## Given instruction
Your output is the lines from the first one to the one containing "bg.axis('off')", repeated exactly, with images left out.

## Data provided

────────────────

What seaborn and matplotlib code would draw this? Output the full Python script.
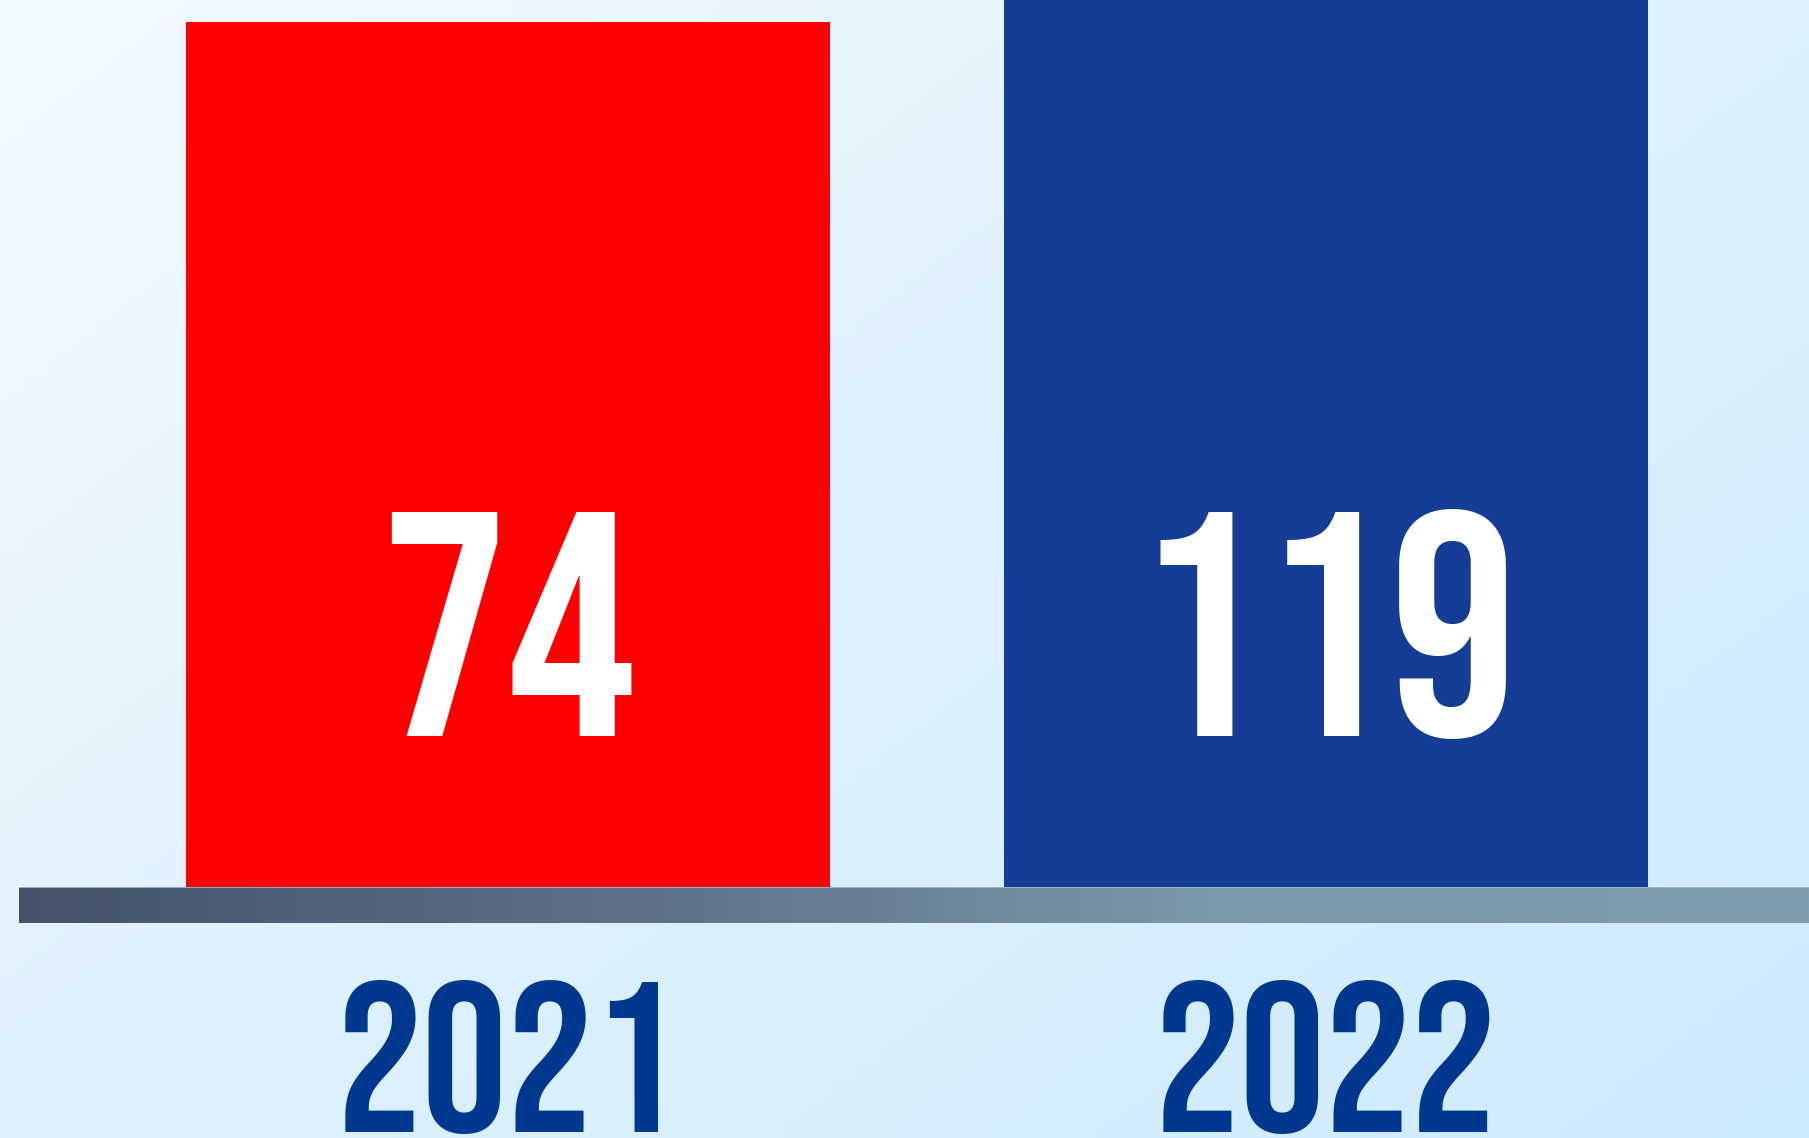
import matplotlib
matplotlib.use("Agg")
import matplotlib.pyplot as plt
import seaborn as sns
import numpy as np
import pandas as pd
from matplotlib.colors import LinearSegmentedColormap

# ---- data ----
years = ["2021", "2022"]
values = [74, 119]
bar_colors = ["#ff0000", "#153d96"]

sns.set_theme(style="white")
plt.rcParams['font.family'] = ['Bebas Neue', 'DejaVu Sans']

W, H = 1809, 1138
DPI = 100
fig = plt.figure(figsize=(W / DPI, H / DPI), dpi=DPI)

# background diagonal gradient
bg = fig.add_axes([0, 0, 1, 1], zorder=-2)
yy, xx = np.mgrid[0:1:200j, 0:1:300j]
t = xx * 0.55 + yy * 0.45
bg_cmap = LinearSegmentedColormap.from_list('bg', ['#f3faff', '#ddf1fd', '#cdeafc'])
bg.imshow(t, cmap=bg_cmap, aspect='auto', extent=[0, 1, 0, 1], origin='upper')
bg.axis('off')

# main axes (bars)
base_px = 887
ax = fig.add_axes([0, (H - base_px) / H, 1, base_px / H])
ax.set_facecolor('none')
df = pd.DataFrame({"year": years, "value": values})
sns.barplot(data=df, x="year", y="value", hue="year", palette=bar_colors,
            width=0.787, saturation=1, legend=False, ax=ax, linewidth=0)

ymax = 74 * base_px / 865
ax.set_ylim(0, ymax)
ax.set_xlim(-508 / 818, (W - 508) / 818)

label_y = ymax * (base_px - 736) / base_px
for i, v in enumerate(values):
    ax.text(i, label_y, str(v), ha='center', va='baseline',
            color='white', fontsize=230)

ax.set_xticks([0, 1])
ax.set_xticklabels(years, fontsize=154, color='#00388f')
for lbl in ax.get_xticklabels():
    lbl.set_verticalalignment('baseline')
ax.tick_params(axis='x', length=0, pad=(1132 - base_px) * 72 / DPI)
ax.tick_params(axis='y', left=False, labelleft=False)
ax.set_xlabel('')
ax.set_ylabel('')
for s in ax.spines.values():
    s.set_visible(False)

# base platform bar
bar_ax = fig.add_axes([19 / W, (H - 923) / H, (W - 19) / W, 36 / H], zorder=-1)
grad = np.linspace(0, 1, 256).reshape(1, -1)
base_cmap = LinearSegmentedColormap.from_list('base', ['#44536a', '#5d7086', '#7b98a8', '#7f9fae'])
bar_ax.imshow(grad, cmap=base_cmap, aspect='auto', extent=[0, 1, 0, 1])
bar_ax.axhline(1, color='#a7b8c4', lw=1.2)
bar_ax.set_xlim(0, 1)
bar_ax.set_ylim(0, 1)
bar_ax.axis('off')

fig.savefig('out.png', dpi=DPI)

────────────────

## Result of this exercise
What seaborn and matplotlib code would draw this? Output the full Python script.
import matplotlib
matplotlib.use("Agg")
import matplotlib.pyplot as plt
import seaborn as sns
import numpy as np
import pandas as pd
from matplotlib.colors import LinearSegmentedColormap

# ---- data ----
years = ["2021", "2022"]
values = [74, 119]
bar_colors = ["#ff0000", "#153d96"]

sns.set_theme(style="white")
plt.rcParams['font.family'] = ['Bebas Neue', 'DejaVu Sans']

W, H = 1809, 1138
DPI = 100
fig = plt.figure(figsize=(W / DPI, H / DPI), dpi=DPI)

# background diagonal gradient
bg = fig.add_axes([0, 0, 1, 1], zorder=-2)
yy, xx = np.mgrid[0:1:200j, 0:1:300j]
t = xx * 0.55 + yy * 0.45
bg_cmap = LinearSegmentedColormap.from_list('bg', ['#f3faff', '#ddf1fd', '#cdeafc'])
bg.imshow(t, cmap=bg_cmap, aspect='auto', extent=[0, 1, 0, 1], origin='upper')
bg.axis('off')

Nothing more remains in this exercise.